私がラッキーだったのは、社会復帰施設の生活訓練施設援護寮ヒエダに入所したことです。援護寮の職員は当初、私に対して指導的でした。彼らは、私が何かするとき失敗しないようにああだこうだと言って指導します。私は「彼らの言うことを聞くロボットではないです。血の通った人間です。私には失敗する権利があります。」と施設長や職員に話しました。施設長は頭のいい方ですぐに理解してくれました。精神保健福祉士も理解してくれました。私への対応が少しずつ変わりました。精神障碍者だから何の判断も何もすることができない、何にも責任が取れない、健全者の言うことを何も理解できないとでも考えていたのでしょう。私たち精神の当事者は、健全者を目指して生きていくことが目標ではないです。自分のことは自分で決めて生きていきたいだけです。できないことは自分で周囲の人にサポートを頼みますので少しだけ待ってください。そして、私たちの意見も聞かないで良かれと物事を勝手に決めないでください。
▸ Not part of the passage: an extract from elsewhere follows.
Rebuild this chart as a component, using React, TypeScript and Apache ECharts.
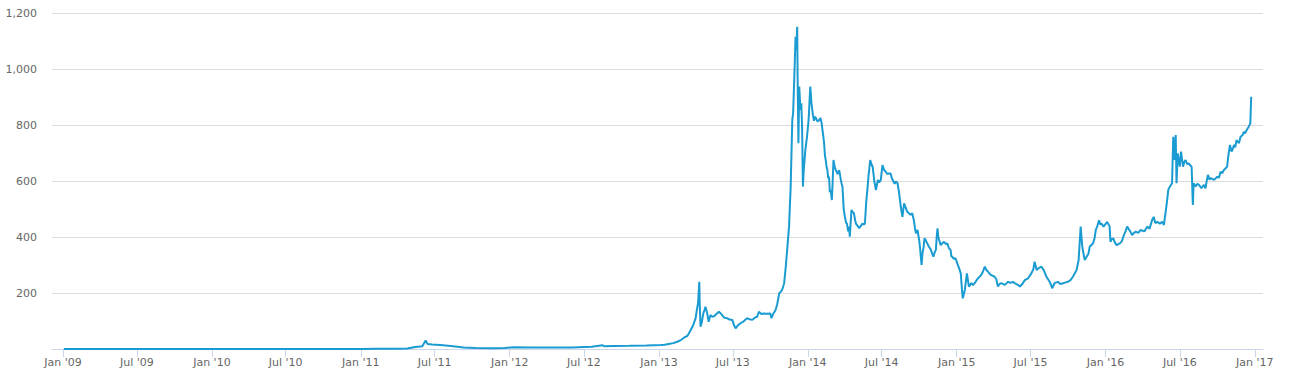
import React, { useEffect, useRef } from "react";
import * as echarts from "echarts";

// ---- Data ----
const dates2009_2012 = [
  "2009-01-03", "2010-07-18", "2010-10-01", "2010-11-06", "2011-01-01", "2011-02-10",
  "2011-04-01", "2011-04-25", "2011-05-15", "2011-06-01", "2011-06-09", "2011-06-14",
  "2011-06-25", "2011-07-15", "2011-08-10", "2011-09-10", "2011-10-10", "2011-11-18",
  "2011-12-20", "2012-01-10", "2012-02-20", "2012-04-01", "2012-06-01", "2012-07-20",
  "2012-08-16", "2012-08-20", "2012-09-10", "2012-10-20", "2012-12-01",
];
const prices2009_2012 = [
  0, 0.06, 0.06, 0.3, 0.3, 1,
  0.8, 1.6, 7, 10, 30, 18,
  16, 14, 11, 5, 3.5, 2.3,
  3.5, 6.5, 5, 5, 5.5, 8,
  13, 10, 11, 11.5, 12.5,
];

const dates2013 = [
  "2013-01-06", "2013-01-15", "2013-01-25", "2013-02-05", "2013-02-15", "2013-02-24",
  "2013-03-05", "2013-03-12", "2013-03-20", "2013-03-26", "2013-04-01", "2013-04-04",
  "2013-04-07", "2013-04-10", "2013-04-11", "2013-04-13", "2013-04-16", "2013-04-20",
  "2013-04-23", "2013-04-25", "2013-04-29", "2013-05-03", "2013-05-07", "2013-05-12",
  "2013-05-17", "2013-05-22", "2013-05-28", "2013-06-01", "2013-06-05", "2013-06-10",
  "2013-06-17", "2013-06-23", "2013-06-30", "2013-07-04", "2013-07-08", "2013-07-14",
  "2013-07-20", "2013-07-27", "2013-08-05", "2013-08-11", "2013-08-18", "2013-08-24",
  "2013-08-30", "2013-09-03", "2013-09-09", "2013-09-15", "2013-09-22", "2013-10-01",
  "2013-10-04", "2013-10-08", "2013-10-14", "2013-10-18", "2013-10-23", "2013-10-27",
  "2013-10-30", "2013-11-04", "2013-11-08", "2013-11-12", "2013-11-16", "2013-11-20",
  "2013-11-24", "2013-11-26", "2013-11-29", "2013-12-02", "2013-12-04", "2013-12-06",
  "2013-12-07", "2013-12-09", "2013-12-11", "2013-12-14", "2013-12-16", "2013-12-18",
  "2013-12-20", "2013-12-22", "2013-12-26", "2013-12-30",
];
const prices2013 = [
  14, 15, 18, 21, 26, 32,
  42, 47, 68, 85, 110, 140,
  165, 240, 160, 80, 95, 128,
  140, 151, 130, 97, 121, 115,
  118, 125, 133, 128, 121, 112,
  110, 105, 104, 85, 74, 85,
  92, 98, 110, 106, 104, 112,
  115, 133, 125, 127, 126, 127,
  110, 125, 139, 160, 199, 205,
  211, 235, 294, 365, 437, 580,
  818, 842, 973, 1115, 1068, 1151,
  973, 735, 937, 854, 878, 794,
  580, 639, 711, 758,
];

const dates2014 = [
  "2014-01-03", "2014-01-07", "2014-01-10", "2014-01-13", "2014-01-16", "2014-01-19",
  "2014-01-21", "2014-01-25", "2014-01-29", "2014-02-01", "2014-02-04", "2014-02-06",
  "2014-02-08", "2014-02-10", "2014-02-12", "2014-02-14", "2014-02-16", "2014-02-18",
  "2014-02-20", "2014-02-22", "2014-02-24", "2014-02-26", "2014-03-01", "2014-03-03",
  "2014-03-05", "2014-03-08", "2014-03-11", "2014-03-15", "2014-03-19", "2014-03-23",
  "2014-03-25", "2014-03-27", "2014-03-30", "2014-04-02", "2014-04-05", "2014-04-07",
  "2014-04-10", "2014-04-12", "2014-04-14", "2014-04-16", "2014-04-18", "2014-04-21",
  "2014-04-24", "2014-04-27", "2014-04-29", "2014-05-03", "2014-05-07", "2014-05-11",
  "2014-05-15", "2014-05-18", "2014-05-21", "2014-05-24", "2014-05-27", "2014-05-30",
  "2014-06-03", "2014-06-06", "2014-06-09", "2014-06-13", "2014-06-17", "2014-06-20",
  "2014-06-22", "2014-06-25", "2014-06-29", "2014-07-03", "2014-07-07", "2014-07-11",
  "2014-07-15", "2014-07-19", "2014-07-23", "2014-07-26", "2014-07-30", "2014-08-02",
  "2014-08-05", "2014-08-09", "2014-08-13", "2014-08-17", "2014-08-19", "2014-08-21",
  "2014-08-25", "2014-08-29", "2014-09-02", "2014-09-06", "2014-09-10", "2014-09-14",
  "2014-09-18", "2014-09-21", "2014-09-23", "2014-09-27", "2014-10-01", "2014-10-03",
  "2014-10-05", "2014-10-07", "2014-10-09", "2014-10-12", "2014-10-14", "2014-10-17",
  "2014-10-21", "2014-10-25", "2014-10-30", "2014-11-02", "2014-11-05", "2014-11-08",
  "2014-11-11", "2014-11-13", "2014-11-15", "2014-11-17", "2014-11-19", "2014-11-23",
  "2014-11-27", "2014-12-01", "2014-12-05", "2014-12-09", "2014-12-13", "2014-12-17",
  "2014-12-19", "2014-12-21", "2014-12-25", "2014-12-29",
];
const prices2014 = [
  818, 937, 878, 842, 815, 830,
  824, 812, 818, 825, 806, 782,
  760, 735, 690, 675, 650, 639,
  610, 615, 560, 568, 532, 600,
  675, 650, 639, 625, 639, 604,
  590, 580, 500, 472, 450, 448,
  420, 437, 401, 450, 496, 490,
  485, 460, 448, 440, 431, 440,
  448, 445, 448, 520, 568, 620,
  675, 660, 651, 600, 568, 590,
  604, 595, 604, 657, 640, 633,
  625, 627, 627, 610, 598, 590,
  598, 592, 556, 508, 490, 472,
  520, 505, 490, 485, 479, 485,
  460, 430, 413, 425, 389, 365,
  330, 300, 340, 365, 395, 389,
  377, 365, 354, 340, 330, 345,
  354, 400, 431, 400, 389, 371,
  378, 383, 375, 377, 360, 354,
  330, 330, 322, 324,
];

const dates2015 = [
  "2015-01-01", "2015-01-07", "2015-01-11", "2015-01-14", "2015-01-16", "2015-01-21",
  "2015-01-26", "2015-01-31", "2015-02-06", "2015-02-10", "2015-02-14", "2015-02-18",
  "2015-02-22", "2015-03-02", "2015-03-06", "2015-03-11", "2015-03-15", "2015-03-19",
  "2015-03-23", "2015-03-27", "2015-04-04", "2015-04-08", "2015-04-12", "2015-04-16",
  "2015-04-20", "2015-04-29", "2015-05-07", "2015-05-13", "2015-05-19", "2015-05-23",
  "2015-05-31", "2015-06-05", "2015-06-11", "2015-06-17", "2015-06-25", "2015-07-03",
  "2015-07-08", "2015-07-11", "2015-07-16", "2015-07-22", "2015-07-28", "2015-08-03",
  "2015-08-09", "2015-08-17", "2015-08-20", "2015-08-23", "2015-08-29", "2015-09-06",
  "2015-09-12", "2015-09-19", "2015-09-25", "2015-10-01", "2015-10-07", "2015-10-13",
  "2015-10-22", "2015-10-27", "2015-11-01", "2015-11-03", "2015-11-05", "2015-11-08",
  "2015-11-11", "2015-11-16", "2015-11-20", "2015-11-23", "2015-12-01", "2015-12-05",
  "2015-12-08", "2015-12-12", "2015-12-16", "2015-12-19", "2015-12-22", "2015-12-27",
];
const prices2015 = [
  312, 288, 270, 211, 181, 211,
  270, 223, 235, 228, 235, 244,
  252, 264, 275, 294, 282, 276,
  268, 264, 258, 250, 223, 232,
  235, 229, 240, 236, 240, 235,
  229, 223, 232, 246, 252, 270,
  285, 312, 282, 290, 294, 280,
  258, 240, 230, 217, 235, 240,
  232, 235, 238, 240, 246, 258,
  282, 318, 437, 400, 365, 340,
  318, 330, 340, 365, 377, 395,
  425, 440, 460, 445, 448, 437,
];

const dates2016 = [
  "2016-01-05", "2016-01-11", "2016-01-13", "2016-01-16", "2016-01-20", "2016-01-24",
  "2016-01-28", "2016-02-05", "2016-02-10", "2016-02-15", "2016-02-19", "2016-02-23",
  "2016-03-02", "2016-03-06", "2016-03-10", "2016-03-15", "2016-03-21", "2016-03-27",
  "2016-04-05", "2016-04-12", "2016-04-18", "2016-04-24", "2016-04-28", "2016-05-02",
  "2016-05-07", "2016-05-13", "2016-05-19", "2016-05-23", "2016-05-27", "2016-05-31",
  "2016-06-03", "2016-06-07", "2016-06-12", "2016-06-15", "2016-06-18", "2016-06-21",
  "2016-06-23", "2016-06-26", "2016-07-01", "2016-07-04", "2016-07-09", "2016-07-12",
  "2016-07-15", "2016-07-19", "2016-07-23", "2016-07-27", "2016-07-30", "2016-08-02",
  "2016-08-04", "2016-08-09", "2016-08-13", "2016-08-17", "2016-08-23", "2016-08-29",
  "2016-09-02", "2016-09-05", "2016-09-08", "2016-09-12", "2016-09-15", "2016-09-23",
  "2016-10-01", "2016-10-05", "2016-10-09", "2016-10-13", "2016-10-17", "2016-10-25",
  "2016-10-28", "2016-11-01", "2016-11-05", "2016-11-08", "2016-11-11", "2016-11-14",
  "2016-11-17", "2016-11-20", "2016-11-23", "2016-11-27", "2016-12-02", "2016-12-05",
  "2016-12-08", "2016-12-12", "2016-12-17", "2016-12-21", "2016-12-23",
];
const prices2016 = [
  454, 437, 383, 392, 395, 380,
  371, 377, 385, 407, 420, 437,
  419, 407, 414, 419, 415, 425,
  420, 437, 430, 460, 472, 450,
  454, 448, 454, 443, 485, 532,
  570, 580, 592, 758, 675, 764,
  592, 699, 651, 705, 651, 668,
  675, 660, 663, 655, 651, 514,
  592, 580, 590, 586, 574, 586,
  574, 600, 622, 605, 610, 604,
  615, 612, 633, 628, 639, 651,
  690, 729, 705, 715, 729, 720,
  746, 740, 735, 758, 764, 776,
  770, 782, 794, 806, 901,
];

const yTicks = [0, 200, 400, 600, 800, 1000, 1200];
const xTickYears = [2009, 2010, 2011, 2012, 2013, 2014, 2015, 2016, 2017];
const monthNames = ["Jan", "Feb", "Mar", "Apr", "May", "Jun", "Jul", "Aug", "Sep", "Oct", "Nov", "Dec"];

const toTs = (s: string) =>
  Date.UTC(+s.slice(0, 4), +s.slice(5, 7) - 1, +s.slice(8, 10));

const allDates = [...dates2009_2012, ...dates2013, ...dates2014, ...dates2015, ...dates2016];
const allPrices = [...prices2009_2012, ...prices2013, ...prices2014, ...prices2015, ...prices2016];
const seriesData = allDates.map((d, i) => [toTs(d), allPrices[i]]);

const xTickValues: number[] = [];
xTickYears.forEach((y) => {
  xTickValues.push(Date.UTC(y, 0, 1));
  if (y < 2017) xTickValues.push(Date.UTC(y, 6, 1));
});

const fmtThousands = (v: number) =>
  String(v).replace(/\B(?=(\d{3})+(?!\d))/g, ",");

export default function App() {
  const ref = useRef<HTMLDivElement>(null);
  useEffect(() => {
    if (!ref.current) return;
    const chart = echarts.init(ref.current, null, { renderer: "svg" });
    const font = "DejaVu Sans";
    chart.setOption({
      animation: false,
      backgroundColor: "#ffffff",
      grid: {
        left: 52,
        right: 28,
        top: 13,
        bottom: 31,
        containLabel: false,
        outerBoundsMode: "none",
      },
      xAxis: {
        type: "value",
        min: Date.UTC(2008, 11, 5),
        max: Date.UTC(2017, 0, 21),
        axisLine: { show: true, lineStyle: { color: "#ccd6eb", width: 1 } },
        axisTick: {
          show: true,
          length: 8,
          customValues: xTickValues,
          lineStyle: { color: "#ccd6eb", width: 1 },
        },
        axisLabel: {
          customValues: xTickValues,
          margin: 8,
          color: "#666666",
          fontFamily: font,
          fontSize: 11,
          formatter: (v: number) => {
            const d = new Date(v);
            const yy = String(d.getUTCFullYear() % 100).padStart(2, "0");
            return monthNames[d.getUTCMonth()] + " '" + yy;
          },
        },
        splitLine: { show: false },
      },
      yAxis: {
        type: "value",
        min: yTicks[0],
        max: yTicks[yTicks.length - 1],
        interval: 200,
        axisLine: { show: false },
        axisTick: { show: false },
        axisLabel: {
          margin: 15,
          color: "#666666",
          fontFamily: font,
          fontSize: 11,
          formatter: (v: number) => (v === 0 ? "" : fmtThousands(v)),
        },
        splitLine: { show: true, lineStyle: { color: "#dcdcdc", width: 1 } },
      },
      series: [
        {
          type: "line",
          data: seriesData,
          showSymbol: false,
          symbol: "none",
          lineStyle: { color: "#1a9bd1", width: 2 },
          z: 3,
        },
      ],
    });
    return () => chart.dispose();
  }, []);
  return (
    <div
      ref={ref}
      style={{ position: "fixed", left: 0, top: 0, width: 1291, height: 380 }}
    />
  );
}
(私たちなしに私たちのことを決めないで!)
【編集後記】
私は、統合失調症に罹患して弟や妹に馬鹿にされていました。非道な扱いをされました。○チ○イと言われ、私は、長男として兄として扱われなかったです。私は悲しかったです。私は、統合失調症に罹患したのは、私のせいなのかと考えていました。私が何か悪いことをしたので病気になったのかとかいろいろ考えました。なぜ、私は病気に罹患したのか、20年間考えつくしていましたが、答えは援護寮ヒエダに入所して精神病のことを勉強して分かりました。自分の悪行の因果応報ではないし、遺伝でもないし、病気になる精神の脆弱性が何かのきっかけで発病したのだろうと今ではそう思います。
私は、過去のことを掘り起こさず、未来に向かって自分らしい生き方を病気と共存して生きていきます。過去のことでブルーにならず、未来へ向かって希望を持って生きていこうと思います。そして、少しだけ仲間の精神の当事者にお役に立てればなと思います。